What I’d originally intended as a couple of posts about the ballparks used by the St. Louis Giants, especially Giants Park (1919-1922), has turned into a kind of impromptu history of the Giants themselves. The most important thing I hadn’t realized in taking up this subject was just how many obstacles the team faced over the years, far more than any other northern Negro league team of the era that I’m aware of. From their beginnings in 1906 through 1918, the Giants had to contend with rapacious white financial backers, the resentment of local white semipro teams, difficulties finding a home field, hostility and outright interference from the major-league St. Louis Browns, and the vicious race riots in East St. Louis in 1917.
But Charlie Mills and the Giants persevered, and in 1919 things finally took a turn for the better. Mills was able to lure back a number of the team’s stars from previous years, and the owners put up the capital to build an entirely new field for the Giants. This new Giants Park was adjacent to the old Kuebler’s Park (itself also known as Giants Park), and stood at the corner of North Broadway and East Clarence Avenue, bounded by Prescott Avenue in left field and Holly Avenue in right, and across the street from O’Fallon Park, a public park. Here are a couple of articles from the St. Louis Argus, the first from April 25, 1919 (p. 4), the second from May 2, 1919 (p. 4).
(Click to enlarge either story.)
Note that motion pictures were to be made of the first game in the new park, vs. the Mexico (Mo.) Grays, a white semipro team. As it happens, the originally scheduled date (Sunday, May 11) was rained out, but the game went on the following day, when the ballpark was dedicated. You have to wonder: does any footage of opening day 1919 in Giants Park still exist somewhere?
Here’s another piece from the Argus the following spring (May 28, 1920), discussing an expansion of the ballpark made in preparation for the first season of the Negro National League. Here we find confirmation that the grandstand was built at the corner of Clarence and Broadway, with bleachers in the outfield, and Holly Avenue as a boundary.
(Many, many thanks to Patrick Rock and Dwayne Isgrig for providing material from St. Louis newspapers for this period.)
And here’s a Sanborn fire insurance map from 1931 showing the location of Giants Park, though no ballpark is depicted (East Clarence Avenue is on the left margin; Holly Avenue runs between lot 3446, where the park was located, and lot 3445):
The dimensions noted in the Argus (400 x 560 feet) seem right for the distance between North Broadway and Prescott, which were about 400 feet; but 560 feet the other way would extend considerably beyond Holly Avenue, and seems to indicate a pretty deep right field fence. At the same time, I’ve seen a number of mentions of home runs hit over the right field fence (usually by Charlie Blackwell or, in 1921, Oscar Charleston), so it probably was not that deep.

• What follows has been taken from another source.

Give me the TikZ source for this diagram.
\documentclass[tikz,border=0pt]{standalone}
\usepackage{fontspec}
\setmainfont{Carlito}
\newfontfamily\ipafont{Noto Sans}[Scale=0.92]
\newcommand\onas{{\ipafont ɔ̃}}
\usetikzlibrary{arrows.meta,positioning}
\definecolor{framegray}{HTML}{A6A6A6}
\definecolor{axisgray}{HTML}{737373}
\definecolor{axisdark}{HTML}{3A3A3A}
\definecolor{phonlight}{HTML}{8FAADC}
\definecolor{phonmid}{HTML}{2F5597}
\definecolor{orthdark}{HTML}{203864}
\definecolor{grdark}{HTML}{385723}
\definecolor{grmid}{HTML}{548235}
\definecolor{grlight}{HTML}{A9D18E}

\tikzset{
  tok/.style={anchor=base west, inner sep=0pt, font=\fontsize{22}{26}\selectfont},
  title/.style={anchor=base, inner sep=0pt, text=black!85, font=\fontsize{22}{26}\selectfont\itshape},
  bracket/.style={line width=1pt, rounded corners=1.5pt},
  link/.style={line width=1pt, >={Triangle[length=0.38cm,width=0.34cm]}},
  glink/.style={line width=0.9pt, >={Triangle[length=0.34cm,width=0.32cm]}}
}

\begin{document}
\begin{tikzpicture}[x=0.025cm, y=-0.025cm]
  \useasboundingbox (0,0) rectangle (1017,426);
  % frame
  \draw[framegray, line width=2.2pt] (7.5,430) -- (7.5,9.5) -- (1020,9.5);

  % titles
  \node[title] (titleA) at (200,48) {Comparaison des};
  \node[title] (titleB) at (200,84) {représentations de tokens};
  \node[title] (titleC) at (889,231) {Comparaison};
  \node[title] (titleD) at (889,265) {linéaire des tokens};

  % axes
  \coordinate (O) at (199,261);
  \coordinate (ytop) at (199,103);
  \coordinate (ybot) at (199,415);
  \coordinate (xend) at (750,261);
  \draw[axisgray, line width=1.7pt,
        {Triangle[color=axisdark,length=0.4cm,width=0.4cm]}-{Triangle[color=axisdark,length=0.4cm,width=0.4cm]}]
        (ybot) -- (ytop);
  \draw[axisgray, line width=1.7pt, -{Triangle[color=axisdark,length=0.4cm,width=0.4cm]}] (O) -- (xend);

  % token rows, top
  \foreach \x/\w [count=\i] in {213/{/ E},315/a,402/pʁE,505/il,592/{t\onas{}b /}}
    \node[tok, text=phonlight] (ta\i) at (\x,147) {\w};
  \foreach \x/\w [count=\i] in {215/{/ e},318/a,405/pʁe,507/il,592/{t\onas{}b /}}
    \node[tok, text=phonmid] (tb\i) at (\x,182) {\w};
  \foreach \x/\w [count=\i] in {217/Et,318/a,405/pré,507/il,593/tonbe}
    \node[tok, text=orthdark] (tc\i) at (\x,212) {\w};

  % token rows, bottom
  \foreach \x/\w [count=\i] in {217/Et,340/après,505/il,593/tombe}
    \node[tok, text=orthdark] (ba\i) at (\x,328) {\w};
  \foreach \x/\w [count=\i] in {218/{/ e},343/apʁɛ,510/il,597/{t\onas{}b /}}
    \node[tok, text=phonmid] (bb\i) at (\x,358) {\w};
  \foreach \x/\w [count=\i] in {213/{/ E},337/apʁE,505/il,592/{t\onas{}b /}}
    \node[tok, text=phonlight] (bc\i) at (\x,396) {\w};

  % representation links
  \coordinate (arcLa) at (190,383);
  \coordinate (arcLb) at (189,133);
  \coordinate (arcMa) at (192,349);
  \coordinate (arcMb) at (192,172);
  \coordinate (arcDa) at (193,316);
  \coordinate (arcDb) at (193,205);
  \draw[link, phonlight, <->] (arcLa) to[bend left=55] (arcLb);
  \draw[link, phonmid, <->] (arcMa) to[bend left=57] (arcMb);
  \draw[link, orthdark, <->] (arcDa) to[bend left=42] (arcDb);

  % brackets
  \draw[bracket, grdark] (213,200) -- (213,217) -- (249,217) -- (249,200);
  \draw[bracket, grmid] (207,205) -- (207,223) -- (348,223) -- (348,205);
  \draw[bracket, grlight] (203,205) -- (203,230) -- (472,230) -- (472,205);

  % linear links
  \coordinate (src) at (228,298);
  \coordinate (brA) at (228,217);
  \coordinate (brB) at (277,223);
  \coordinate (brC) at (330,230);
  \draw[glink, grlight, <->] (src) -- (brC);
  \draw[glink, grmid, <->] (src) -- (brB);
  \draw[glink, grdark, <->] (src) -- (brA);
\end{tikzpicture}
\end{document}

The St. Louis Giants played their home games in this park through both their seasons in the Negro National League, including the very successful Charleston-led squad of 1921, before Mills was ousted before the 1922 season and the NNL St. Louis franchise awarded to a new group led by Richard Keys and Samuel Shepherd. They changed the team’s name to the Stars and, because Giants Park was still rather distant from the city’s major black neighborhoods, made plans for a new park at Compton and Market. This would be Stars Park, with the famous trolley car barn impinging on left field. The old Giants Park became the home of the St. Louis Tigers, a Negro Southern League Club; but because Stars Park was not ready until July, 1922, the Stars (featuring rookie southpaws Cool Papa Bell and Earl C. Gurley) played their first nine home games at the old field.
Giants Park apparently still existed for a number of years, and in 1937, when Dizzy Dismukes managed a new version of the St. Louis Stars in the Negro American League, the team used the site, now called Metropolitan Park, as its home field. By 1950, however, the space had been taken over by the McCabe and Powers Auto Body Company. Today no sign of Giants Park is left.
(Thanks to Kevin Johnson, who started the search for Giants Park and other Negro league ballparks in St. Louis.)